**Exercise details**
Every entry below should be repeated exactly; the pictures should not.

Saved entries

════════

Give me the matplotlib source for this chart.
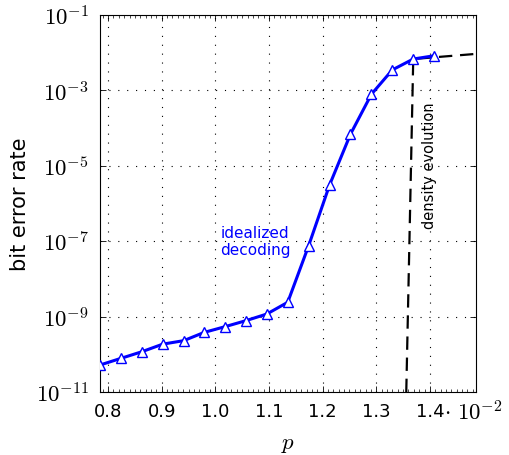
import matplotlib
matplotlib.use("Agg")
import matplotlib.pyplot as plt
from matplotlib.ticker import FixedLocator, NullFormatter

plt.rcParams['mathtext.fontset'] = 'cm'
plt.rcParams['font.family'] = ['DejaVu Sans']

# idealized decoding, simulated points (p in units of 1e-2)
p_sim = [0.785, 0.824, 0.863, 0.902, 0.941, 0.979, 1.018, 1.057, 1.096,
         1.135, 1.174, 1.213, 1.252, 1.291, 1.330, 1.369, 1.408]
ber_sim = [5.2e-11, 7.8e-11, 1.17e-10, 1.86e-10, 2.3e-10, 3.8e-10, 5.4e-10,
           7.8e-10, 1.17e-9, 2.4e-9, 7.6e-8, 3.1e-6, 6.9e-5, 7.9e-4,
           3.5e-3, 6.8e-3, 8.3e-3]

# density evolution threshold curve
p_de = [1.356, 1.369, 1.486]
ber_de = [1e-11, 6.8e-3, 9.3e-3]

x_ticks = [0.8, 0.9, 1.0, 1.1, 1.2, 1.3, 1.4]
x_ticklabels = ['0.8', '0.9', '1.0', '1.1', '1.2', '1.3', '1.4']
y_exps = [-11, -9, -7, -5, -3, -1]

fig = plt.figure(figsize=(5.10, 4.56), dpi=100)
ax = fig.add_axes([100/510, 63/456, 376/510, 377/456])

ax.plot(p_de, ber_de, color='black', lw=1.6, dashes=(6, 3.5), zorder=3)
ax.plot(p_sim, ber_sim, color='#0000ff', lw=2.2, marker='^', markersize=7,
        markerfacecolor='white', markeredgecolor='#0000ff', markeredgewidth=1.0,
        zorder=4)

ax.set_yscale('log')
ax.set_xlim(0.785, 1.486)
ax.set_ylim(1e-11, 1e-1)

ax.set_xticks(x_ticks)
ax.set_xticklabels(x_ticklabels)
ax.xaxis.set_minor_locator(FixedLocator([0.79 + 0.01 * i for i in range(70)]))
ax.set_yticks([10.0 ** e for e in y_exps])
ax.set_yticklabels([r'$10^{%d}$' % e for e in y_exps])
ax.yaxis.set_minor_locator(FixedLocator([]))
ax.yaxis.set_minor_formatter(NullFormatter())

ax.tick_params(axis='both', which='major', direction='in', length=4, width=0.6,
               top=True, right=True)
ax.tick_params(axis='x', which='minor', direction='in', length=2, width=0.5,
               top=True, bottom=True)
ax.tick_params(axis='x', which='major', labelsize=13, pad=7)
ax.tick_params(axis='y', which='major', labelsize=16.5, pad=8)

ax.grid(True, which='major', color='black', lw=0.8, linestyle=(0, (1, 7)))
for s in ax.spines.values():
    s.set_linewidth(0.8)

ax.set_xlabel(r'$p$', fontsize=16.5, labelpad=8)
ax.set_ylabel('bit error rate', fontsize=15, labelpad=4)

# scale factor of the p axis, next to the last tick label
fig.text(444/510, 35/456, r'$\cdot\ 10^{-2}$', fontsize=16.5, ha='left',
         va='baseline')

ax.text(1.074, 10 ** -7.0, 'idealized\ndecoding', color='#0000ff', fontsize=11,
        ha='center', va='center', multialignment='center', linespacing=1.15)
ax.text(1.3996, 10 ** -4.98, 'density evolution', color='black', fontsize=10.5,
        rotation=90, ha='center', va='center')

fig.savefig('out.png', dpi=100)
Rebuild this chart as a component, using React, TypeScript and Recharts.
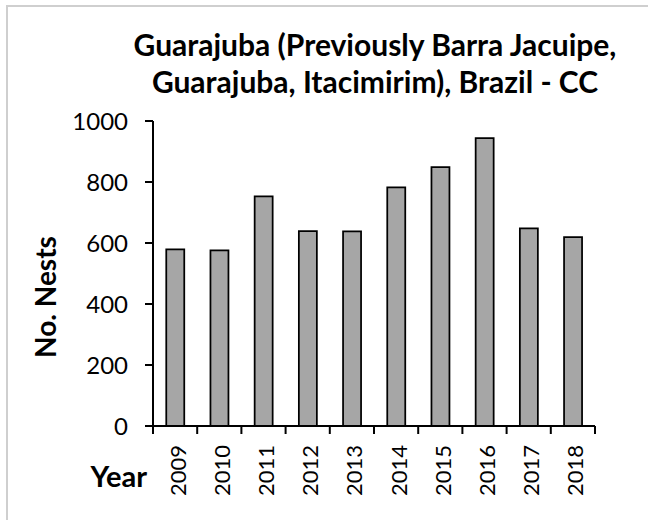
import { Bar, BarChart, XAxis, YAxis } from "recharts"

const YEARS = ["2009", "2010", "2011", "2012", "2013", "2014", "2015", "2016", "2017", "2018"]
const NESTS = [579, 576, 753, 639, 638, 782, 849, 944, 648, 619]
const Y_TICKS = [0, 200, 400, 600, 800, 1000]
const TITLE_LINES = ["Guarajuba (Previously Barra Jacuipe,", "Guarajuba, Itacimirim), Brazil - CC"]

const FONT = "Lato, 'Open Sans', sans-serif"
const CHART_W = 648
const CHART_H = 520
const MARGIN = { top: 121, right: 53, bottom: 10, left: 5 }
const Y_AXIS_W = 148
const PLOT_W = CHART_W - MARGIN.left - MARGIN.right - Y_AXIS_W

const chartData = YEARS.map((year, i) => ({ year, nests: NESTS[i] }))

// Excel-style category axis: tick marks sit between the bars, labels rotated
function YearTick(props: {
  x?: number
  y?: number
  index?: number
  width?: number
  visibleTicksCount?: number
  payload?: { value: string }
}) {
  const x = props.x ?? 0
  const y = props.y ?? 0
  const count = props.visibleTicksCount || YEARS.length
  const half = (Number(props.width) || PLOT_W) / count / 2
  const last = props.index === count - 1
  const tx = x + 2
  const ty = y + 19
  return (
    <g>
      <line x1={x - half} x2={x - half} y1={y} y2={y + 8} stroke="#000" strokeWidth={2} />
      {last && <line x1={x + half} x2={x + half} y1={y} y2={y + 8} stroke="#000" strokeWidth={2} />}
      <text
        x={tx}
        y={ty}
        transform={`rotate(-90, ${tx}, ${ty})`}
        textAnchor="end"
        dominantBaseline="central"
        fontFamily={FONT}
        fontSize={22}
        fill="#000"
      >
        {props.payload?.value}
      </text>
    </g>
  )
}

export default function App() {
  return (
    <div
      style={{
        position: "fixed",
        left: 0,
        top: 0,
        width: CHART_W,
        height: CHART_H,
        background: "#fff",
        overflow: "hidden",
      }}
    >
      <div
        style={{
          position: "absolute",
          left: 6,
          top: 5,
          width: 700,
          height: 600,
          border: "2px solid #cfcfcf",
        }}
      />
      <div style={{ position: "absolute", left: 0, top: 0 }}>
        <BarChart
          width={CHART_W}
          height={CHART_H}
          data={chartData}
          margin={MARGIN}
          barCategoryGap="30%"
        >
          <XAxis
            dataKey="year"
            interval={0}
            height={84}
            tickLine={false}
            tickSize={0}
            tickMargin={0}
            tick={<YearTick />}
            axisLine={{ stroke: "#000", strokeWidth: 2 }}
          />
          <YAxis
            width={Y_AXIS_W}
            domain={[0, 1000]}
            ticks={Y_TICKS}
            interval={0}
            tickSize={8}
            tickMargin={17}
            tick={{ fill: "#000", fontSize: 24, fontFamily: FONT }}
            tickLine={{ stroke: "#000", strokeWidth: 2 }}
            axisLine={{ stroke: "#000", strokeWidth: 2 }}
          />
          <Bar
            dataKey="nests"
            fill="#a6a6a6"
            stroke="#000"
            strokeWidth={1.75}
            isAnimationActive={false}
          />
        </BarChart>
      </div>
      <svg
        width={CHART_W}
        height={CHART_H}
        style={{ position: "absolute", left: 0, top: 0, pointerEvents: "none" }}
      >
        <g fontFamily={FONT} fontWeight="bold" fill="#000">
          <text x={375} y={56} textAnchor="middle" fontSize={30}>
            {TITLE_LINES[0]}
          </text>
          <text x={375} y={93} textAnchor="middle" fontSize={30}>
            {TITLE_LINES[1]}
          </text>
          <text
            x={45}
            y={297}
            transform="rotate(-90, 45, 297)"
            textAnchor="middle"
            dominantBaseline="central"
            fontSize={28}
          >
            No. Nests
          </text>
          <text x={147} y={487} textAnchor="end" fontSize={29}>
            Year
          </text>
        </g>
      </svg>
    </div>
  )
}
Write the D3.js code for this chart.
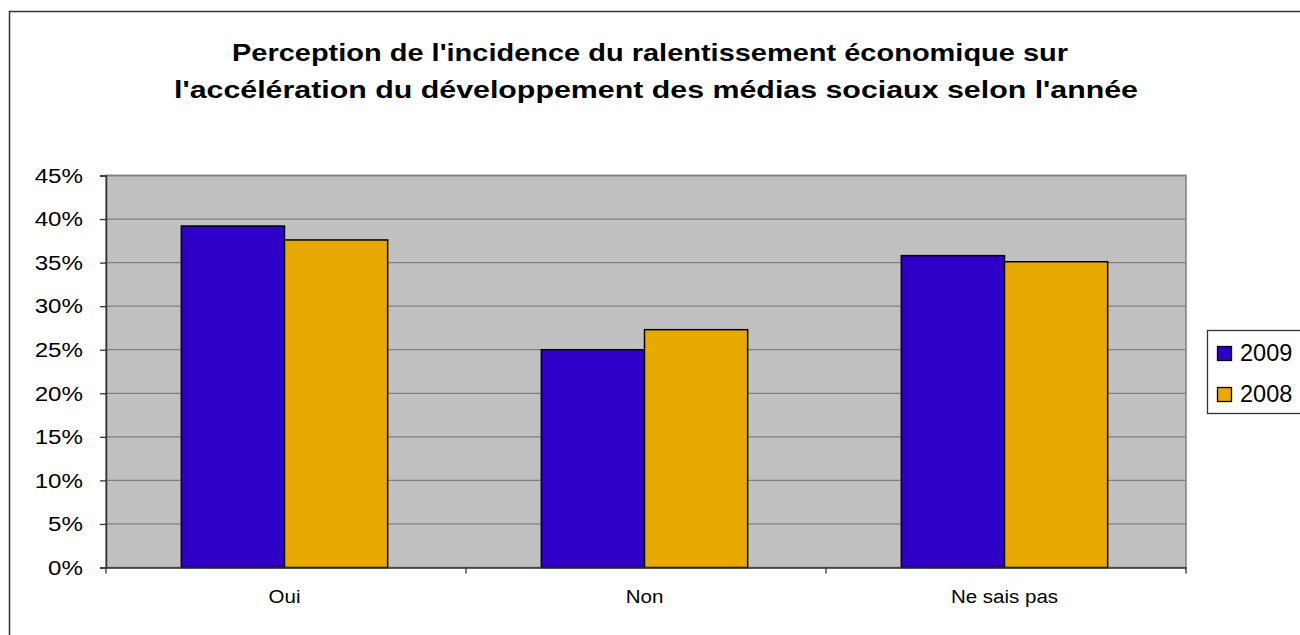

════════

**Complete output**
Give me the matplotlib source for this chart.
import matplotlib
matplotlib.use("Agg")
import matplotlib.pyplot as plt
from matplotlib.ticker import FixedLocator, NullFormatter

plt.rcParams['mathtext.fontset'] = 'cm'
plt.rcParams['font.family'] = ['DejaVu Sans']

# idealized decoding, simulated points (p in units of 1e-2)
p_sim = [0.785, 0.824, 0.863, 0.902, 0.941, 0.979, 1.018, 1.057, 1.096,
         1.135, 1.174, 1.213, 1.252, 1.291, 1.330, 1.369, 1.408]
ber_sim = [5.2e-11, 7.8e-11, 1.17e-10, 1.86e-10, 2.3e-10, 3.8e-10, 5.4e-10,
           7.8e-10, 1.17e-9, 2.4e-9, 7.6e-8, 3.1e-6, 6.9e-5, 7.9e-4,
           3.5e-3, 6.8e-3, 8.3e-3]

# density evolution threshold curve
p_de = [1.356, 1.369, 1.486]
ber_de = [1e-11, 6.8e-3, 9.3e-3]

x_ticks = [0.8, 0.9, 1.0, 1.1, 1.2, 1.3, 1.4]
x_ticklabels = ['0.8', '0.9', '1.0', '1.1', '1.2', '1.3', '1.4']
y_exps = [-11, -9, -7, -5, -3, -1]

fig = plt.figure(figsize=(5.10, 4.56), dpi=100)
ax = fig.add_axes([100/510, 63/456, 376/510, 377/456])

ax.plot(p_de, ber_de, color='black', lw=1.6, dashes=(6, 3.5), zorder=3)
ax.plot(p_sim, ber_sim, color='#0000ff', lw=2.2, marker='^', markersize=7,
        markerfacecolor='white', markeredgecolor='#0000ff', markeredgewidth=1.0,
        zorder=4)

ax.set_yscale('log')
ax.set_xlim(0.785, 1.486)
ax.set_ylim(1e-11, 1e-1)

ax.set_xticks(x_ticks)
ax.set_xticklabels(x_ticklabels)
ax.xaxis.set_minor_locator(FixedLocator([0.79 + 0.01 * i for i in range(70)]))
ax.set_yticks([10.0 ** e for e in y_exps])
ax.set_yticklabels([r'$10^{%d}$' % e for e in y_exps])
ax.yaxis.set_minor_locator(FixedLocator([]))
ax.yaxis.set_minor_formatter(NullFormatter())

ax.tick_params(axis='both', which='major', direction='in', length=4, width=0.6,
               top=True, right=True)
ax.tick_params(axis='x', which='minor', direction='in', length=2, width=0.5,
               top=True, bottom=True)
ax.tick_params(axis='x', which='major', labelsize=13, pad=7)
ax.tick_params(axis='y', which='major', labelsize=16.5, pad=8)

ax.grid(True, which='major', color='black', lw=0.8, linestyle=(0, (1, 7)))
for s in ax.spines.values():
    s.set_linewidth(0.8)

ax.set_xlabel(r'$p$', fontsize=16.5, labelpad=8)
ax.set_ylabel('bit error rate', fontsize=15, labelpad=4)

# scale factor of the p axis, next to the last tick label
fig.text(444/510, 35/456, r'$\cdot\ 10^{-2}$', fontsize=16.5, ha='left',
         va='baseline')

ax.text(1.074, 10 ** -7.0, 'idealized\ndecoding', color='#0000ff', fontsize=11,
        ha='center', va='center', multialignment='center', linespacing=1.15)
ax.text(1.3996, 10 ** -4.98, 'density evolution', color='black', fontsize=10.5,
        rotation=90, ha='center', va='center')

fig.savefig('out.png', dpi=100)
Rebuild this chart as a component, using React, TypeScript and Recharts.
import { Bar, BarChart, XAxis, YAxis } from "recharts"

const YEARS = ["2009", "2010", "2011", "2012", "2013", "2014", "2015", "2016", "2017", "2018"]
const NESTS = [579, 576, 753, 639, 638, 782, 849, 944, 648, 619]
const Y_TICKS = [0, 200, 400, 600, 800, 1000]
const TITLE_LINES = ["Guarajuba (Previously Barra Jacuipe,", "Guarajuba, Itacimirim), Brazil - CC"]

const FONT = "Lato, 'Open Sans', sans-serif"
const CHART_W = 648
const CHART_H = 520
const MARGIN = { top: 121, right: 53, bottom: 10, left: 5 }
const Y_AXIS_W = 148
const PLOT_W = CHART_W - MARGIN.left - MARGIN.right - Y_AXIS_W

const chartData = YEARS.map((year, i) => ({ year, nests: NESTS[i] }))

// Excel-style category axis: tick marks sit between the bars, labels rotated
function YearTick(props: {
  x?: number
  y?: number
  index?: number
  width?: number
  visibleTicksCount?: number
  payload?: { value: string }
}) {
  const x = props.x ?? 0
  const y = props.y ?? 0
  const count = props.visibleTicksCount || YEARS.length
  const half = (Number(props.width) || PLOT_W) / count / 2
  const last = props.index === count - 1
  const tx = x + 2
  const ty = y + 19
  return (
    <g>
      <line x1={x - half} x2={x - half} y1={y} y2={y + 8} stroke="#000" strokeWidth={2} />
      {last && <line x1={x + half} x2={x + half} y1={y} y2={y + 8} stroke="#000" strokeWidth={2} />}
      <text
        x={tx}
        y={ty}
        transform={`rotate(-90, ${tx}, ${ty})`}
        textAnchor="end"
        dominantBaseline="central"
        fontFamily={FONT}
        fontSize={22}
        fill="#000"
      >
        {props.payload?.value}
      </text>
    </g>
  )
}

export default function App() {
  return (
    <div
      style={{
        position: "fixed",
        left: 0,
        top: 0,
        width: CHART_W,
        height: CHART_H,
        background: "#fff",
        overflow: "hidden",
      }}
    >
      <div
        style={{
          position: "absolute",
          left: 6,
          top: 5,
          width: 700,
          height: 600,
          border: "2px solid #cfcfcf",
        }}
      />
      <div style={{ position: "absolute", left: 0, top: 0 }}>
        <BarChart
          width={CHART_W}
          height={CHART_H}
          data={chartData}
          margin={MARGIN}
          barCategoryGap="30%"
        >
          <XAxis
            dataKey="year"
            interval={0}
            height={84}
            tickLine={false}
            tickSize={0}
            tickMargin={0}
            tick={<YearTick />}
            axisLine={{ stroke: "#000", strokeWidth: 2 }}
          />
          <YAxis
            width={Y_AXIS_W}
            domain={[0, 1000]}
            ticks={Y_TICKS}
            interval={0}
            tickSize={8}
            tickMargin={17}
            tick={{ fill: "#000", fontSize: 24, fontFamily: FONT }}
            tickLine={{ stroke: "#000", strokeWidth: 2 }}
            axisLine={{ stroke: "#000", strokeWidth: 2 }}
          />
          <Bar
            dataKey="nests"
            fill="#a6a6a6"
            stroke="#000"
            strokeWidth={1.75}
            isAnimationActive={false}
          />
        </BarChart>
      </div>
      <svg
        width={CHART_W}
        height={CHART_H}
        style={{ position: "absolute", left: 0, top: 0, pointerEvents: "none" }}
      >
        <g fontFamily={FONT} fontWeight="bold" fill="#000">
          <text x={375} y={56} textAnchor="middle" fontSize={30}>
            {TITLE_LINES[0]}
          </text>
          <text x={375} y={93} textAnchor="middle" fontSize={30}>
            {TITLE_LINES[1]}
          </text>
          <text
            x={45}
            y={297}
            transform="rotate(-90, 45, 297)"
            textAnchor="middle"
            dominantBaseline="central"
            fontSize={28}
          >
            No. Nests
          </text>
          <text x={147} y={487} textAnchor="end" fontSize={29}>
            Year
          </text>
        </g>
      </svg>
    </div>
  )
}
Write the D3.js code for this chart.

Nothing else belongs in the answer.